The problem:
Only the lines from the start of the data through the line containing "ax.set_facecolor(bg)" should be written out, exactly as they are, with both ends included and the pictures left out.
— Begin Collected data —
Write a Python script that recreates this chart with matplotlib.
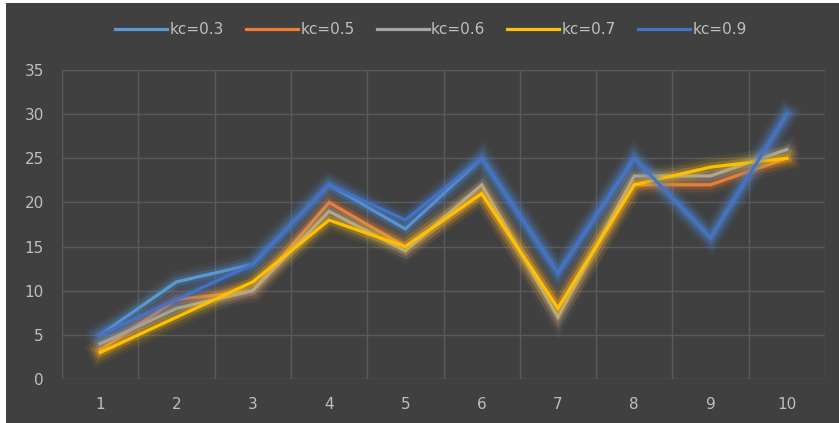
import matplotlib
matplotlib.use('Agg')
import matplotlib.pyplot as plt
import matplotlib.patheffects as pe
from matplotlib.patches import Rectangle

x = [1, 2, 3, 4, 5, 6, 7, 8, 9, 10]
kc03 = [5, 11, 13, 22, 17, 25, 12, 25, 16, 30]
kc05 = [3.3, 9, 10, 20, 15, 21, 8, 22, 22, 25]
kc06 = [4, 8, 10, 19, 14.5, 22, 7, 23, 23, 26]
kc07 = [3, 7, 11, 18, 15, 21, 8, 22, 24, 25]
kc09 = [5, 9, 13, 22, 18, 25, 12, 25, 16, 30]
labels = ['kc=0.3', 'kc=0.5', 'kc=0.6', 'kc=0.7', 'kc=0.9']
colors = ['#5B9BD5', '#ED7D31', '#A5A5A5', '#FFC000', '#4472C4']

plt.rcParams['font.family'] = ['DejaVu Sans']
bg = '#404040'
txt = '#BFBFBF'

fig = plt.figure(figsize=(8.39, 4.23), dpi=100, facecolor='white')
# dark chart area with a thin white strip on the left and top
fig.patches.append(Rectangle((6 / 839, 0), 833 / 839, 420 / 423,
                             transform=fig.transFigure, facecolor=bg,
                             edgecolor='none', zorder=-10))
ax = fig.add_axes([62 / 839, 44 / 423, 763 / 839, 309 / 423])
ax.set_zorder(5)
ax.set_facecolor(bg)

series = [kc03, kc05, kc06, kc07, kc09]
for i, (s, c, l) in enumerate(zip(series, colors, labels)):
    glow = [pe.Stroke(linewidth=16, foreground=c, alpha=0.06),
            pe.Stroke(linewidth=11, foreground=c, alpha=0.11),
            pe.Stroke(linewidth=6.5, foreground=c, alpha=0.22),
            pe.Normal()]
    line, = ax.plot(x, s, color=c, linewidth=2.3, label=l, zorder=3 + i,
                    solid_joinstyle='miter')
    line.set_path_effects(glow)

ax.set_xlim(0.5, 10.5)
ax.set_ylim(0, 35)
ax.set_xticks(x)
ax.set_xticks([v + 0.5 for v in range(0, 11)], minor=True)
ax.set_yticks(range(0, 36, 5))
ax.grid(True, axis='y', color='#5A5A5A', linewidth=1)
ax.grid(True, axis='x', which='minor', color='#5A5A5A', linewidth=1)
ax.set_axisbelow(True)
for sp in ax.spines.values():
    sp.set_visible(False)
ax.tick_params(axis='both', which='both', length=0, colors=txt, labelsize=11)
ax.tick_params(axis='x', pad=13)
ax.tick_params(axis='y', pad=13)

leg_handles = [plt.Line2D([0], [0], color=c, linewidth=2.3) for c in colors]
fig.legend(leg_handles, labels, loc='center',
           bbox_to_anchor=(431 / 839, 1 - 30 / 423), bbox_transform=fig.transFigure,
           ncol=5, frameon=False, fontsize=11, labelcolor=txt,
           handlelength=3.4, handletextpad=0.15, columnspacing=1.45)

fig.savefig('out.png', dpi=100, facecolor='white')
— End Collected data —
Result below:
Write a Python script that recreates this chart with matplotlib.
import matplotlib
matplotlib.use('Agg')
import matplotlib.pyplot as plt
import matplotlib.patheffects as pe
from matplotlib.patches import Rectangle

x = [1, 2, 3, 4, 5, 6, 7, 8, 9, 10]
kc03 = [5, 11, 13, 22, 17, 25, 12, 25, 16, 30]
kc05 = [3.3, 9, 10, 20, 15, 21, 8, 22, 22, 25]
kc06 = [4, 8, 10, 19, 14.5, 22, 7, 23, 23, 26]
kc07 = [3, 7, 11, 18, 15, 21, 8, 22, 24, 25]
kc09 = [5, 9, 13, 22, 18, 25, 12, 25, 16, 30]
labels = ['kc=0.3', 'kc=0.5', 'kc=0.6', 'kc=0.7', 'kc=0.9']
colors = ['#5B9BD5', '#ED7D31', '#A5A5A5', '#FFC000', '#4472C4']

plt.rcParams['font.family'] = ['DejaVu Sans']
bg = '#404040'
txt = '#BFBFBF'

fig = plt.figure(figsize=(8.39, 4.23), dpi=100, facecolor='white')
# dark chart area with a thin white strip on the left and top
fig.patches.append(Rectangle((6 / 839, 0), 833 / 839, 420 / 423,
                             transform=fig.transFigure, facecolor=bg,
                             edgecolor='none', zorder=-10))
ax = fig.add_axes([62 / 839, 44 / 423, 763 / 839, 309 / 423])
ax.set_zorder(5)
ax.set_facecolor(bg)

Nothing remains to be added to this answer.